Review: Kill For Me


Katie Cassidy (from the remakes of “When a Stranger Calls”, “Black Christmas”, and “A Nightmare on Elm Street”) stars as a troubled young woman who is trying to put the disappearance of her former roommate behind her and move on. She requests a new roommate and college girl Tracy Spiridakos answers the call. Cassidy has a thug ex-boyfriend (who may know something about the roommate’s disappearance), and Spiridakos has a drunk for a father (Donal Logue), so it’s not long before they form a quasi-Sapphic bond. When Spiridakos saves Cassidy from the violent wrath of her ex, she calls for Cassidy to help her likewise. And that’s just the beginning of this twisty little yarn as one wonders whether to take things at face value or not.

 

Directed by Michael Greenspan (“Wrecked” with Adrien Brody, who gets ‘thanks’ in the credits in this one), this 2013 thriller really ought to have been a TV movie. It looks like a Canadian TV movie, the plot is strictly run-of-the-mill Canadian TV movie stuff. But there’s just enough lesbian content to have probably kept this from being a TV movie. Unfortunately, Greenspan and his co-writers Christopher Dodd and Christian Forte (the latter having scripted Kevin Spacey’s OK directorial debut “Albino Alligator”) don’t really give us anything else, and even the lesbian content is somewhat mild, and eventually dropped altogether. So what has this film got? Nice swampy scenery that for once means a Canadian film that could pass for an American one.

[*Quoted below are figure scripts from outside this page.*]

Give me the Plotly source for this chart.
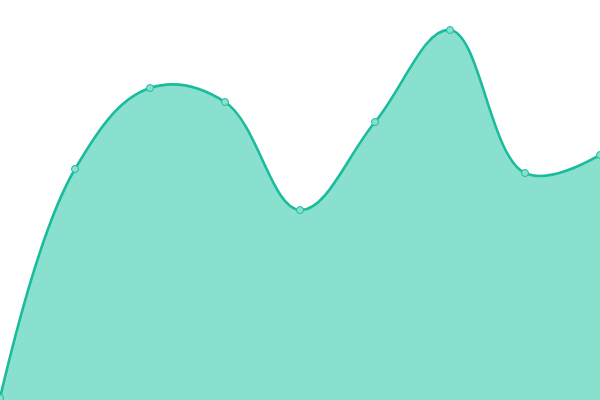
import plotly.graph_objects as go

x_vals = [0, 1, 2, 3, 4, 5, 6, 7, 8]
y_vals = [2, 231, 312, 298, 190, 278, 370, 227, 245]

fig = go.Figure()
fig.add_trace(go.Scatter(
    x=x_vals, y=y_vals,
    mode="lines+markers",
    line=dict(shape="spline", smoothing=1.1, color="#1abc9c", width=2.6),
    marker=dict(size=7, color="#8ae0cf", line=dict(color="#1abc9c", width=1)),
    fill="tozeroy",
    fillcolor="#8ae0cf",
    cliponaxis=False,
    hoverinfo="skip",
))
fig.update_layout(
    width=600, height=400,
    margin=dict(l=0, r=0, t=0, b=0),
    paper_bgcolor="white", plot_bgcolor="white",
    showlegend=False,
    xaxis=dict(visible=False, range=[0, 8]),
    yaxis=dict(visible=False, range=[0, 400]),
)
fig.write_html(
    "out.html",
    config={"displayModeBar": False},
    post_script="document.body.style.margin='0';document.body.style.overflow='hidden';",
)
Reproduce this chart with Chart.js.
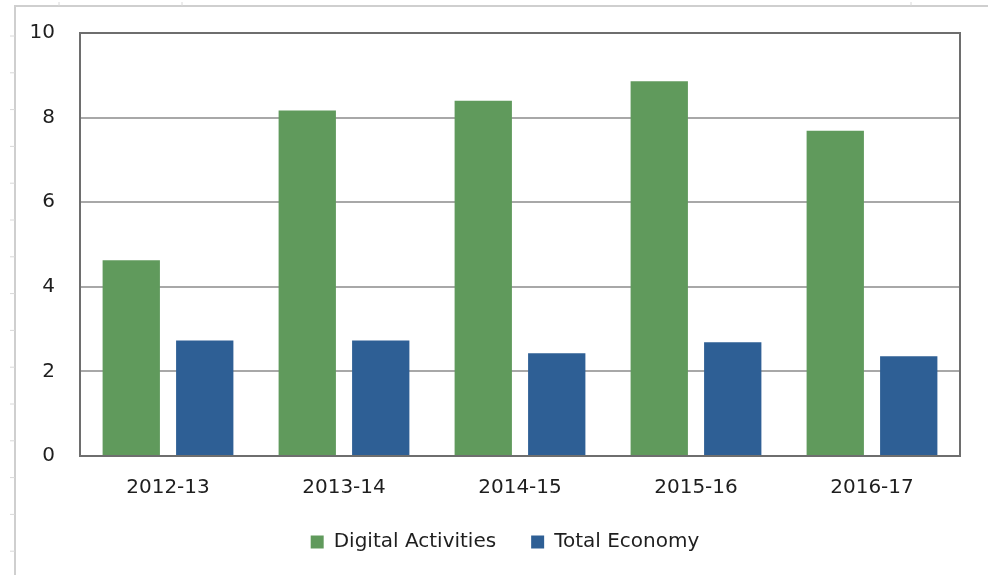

It also has a more than decent, elusive performance by character actor Donal Logue, and hints towards interesting back-stories for the lead characters that are unfortunately not nearly well-enough explored. That’s about it, I’m afraid, and it’s pretty lethargically directed too.

 

Katie Cassidy (daughter of David, apparently) is especially uninspiring in the lead, Tracy Spiridakos (best known for TV’s “Revolution”) isn’t much better, and there’s nothing you haven’t seen here before and miles better.

 

Donal Logue kept me barely awake, as his character could be just as bad as he’s believed to be, or he could just as easily be entirely innocent. It’s only near the end that we find out. The whole thing felt like a slightly more risqué episode of “Pretty Little Liars”, but without the elusive, conspiratorial machinations that make that teen-oriented show slightly above the disposable pack. It probably wants to be “Wild Things” (with a touch of “Strangers on a Train” and its ‘criss-cross’ murders), but the cast and black humour just aren’t there. Nudity might’ve helped, but not much.